Un article de Clément Cayol, pour le Mouvement français pour un revenu de base
Je pense qu’il ne faut pas tester que le revenu de base. Il faut normalement tester l’ensemble du dispositif comprenant un prélèvement en particulier capable de financer le revenu de base. Ainsi testons par exemple une grande CSG de l’ordre de 45 à 50% remplaçant les cotisations non contributives et l’impôt sur le revenu pour environ la moitié des recettes et finançant le RSA socle pour tous les adultes et entre 200 et 300 euros par enfant pour l’autre moitié des recettes, en supprimant dans le même temps la plupart des allocations (il resterait disons une AAH plus petite et une fourniture de logement à loyer adapté). Regardons en particulier quels sont les perdants, quels sont les gagnants et comment on peut basculer du système actuel vers ce système sans faire hurler personne et à déficit public constant. L’erreur de raisonnement vient en effet du fait qu’on semble raisonner “toutes choses égales par ailleurs” or il est bien évident que tout change avec le revenu de base…

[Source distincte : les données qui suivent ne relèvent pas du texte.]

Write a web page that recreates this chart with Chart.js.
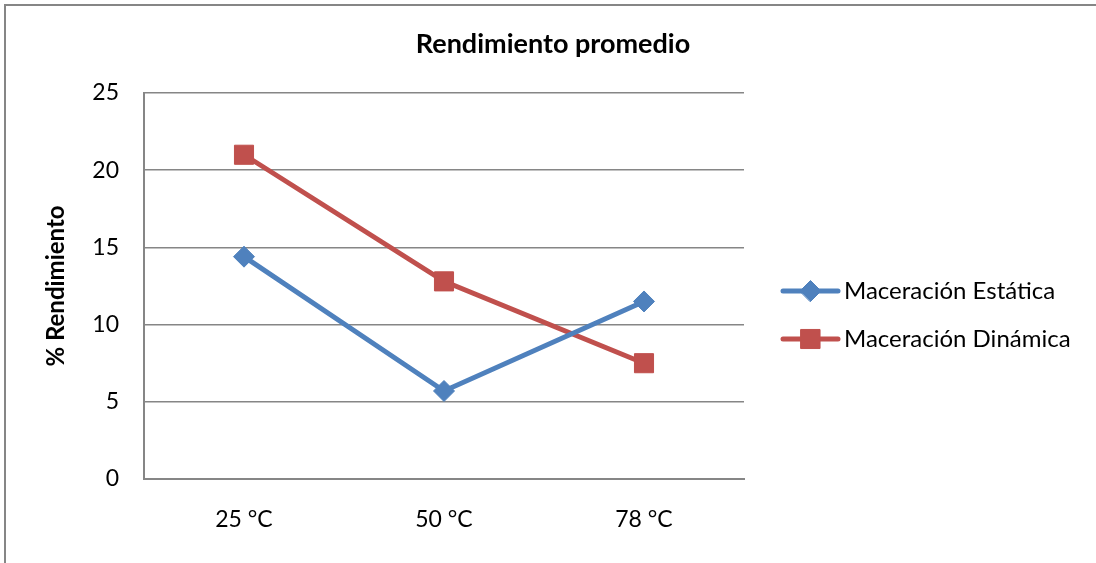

Pour compléter l’article et faire une proposition d’expérimentation au niveau d’une communauté j’ai écrit un papier sur ce sujet : http://alternative21.blog.lemonde.fr/2017/12/01/suggestions-aux-presidents-de-departement-pour-une-experimentation-du-revenu-universel/
“Mais mieux encore, nous pourrions envisager un véritable chantier pour mettre en place dès à présent un revenu distribué à l’ensemble de la population française, sans condition et sans exigence de contrepartie.”
Bonne idée ! Ce serait plus productif que perdre du temps et de l’énergie avec des expérimentations dont on ne peut espérer aucun retour.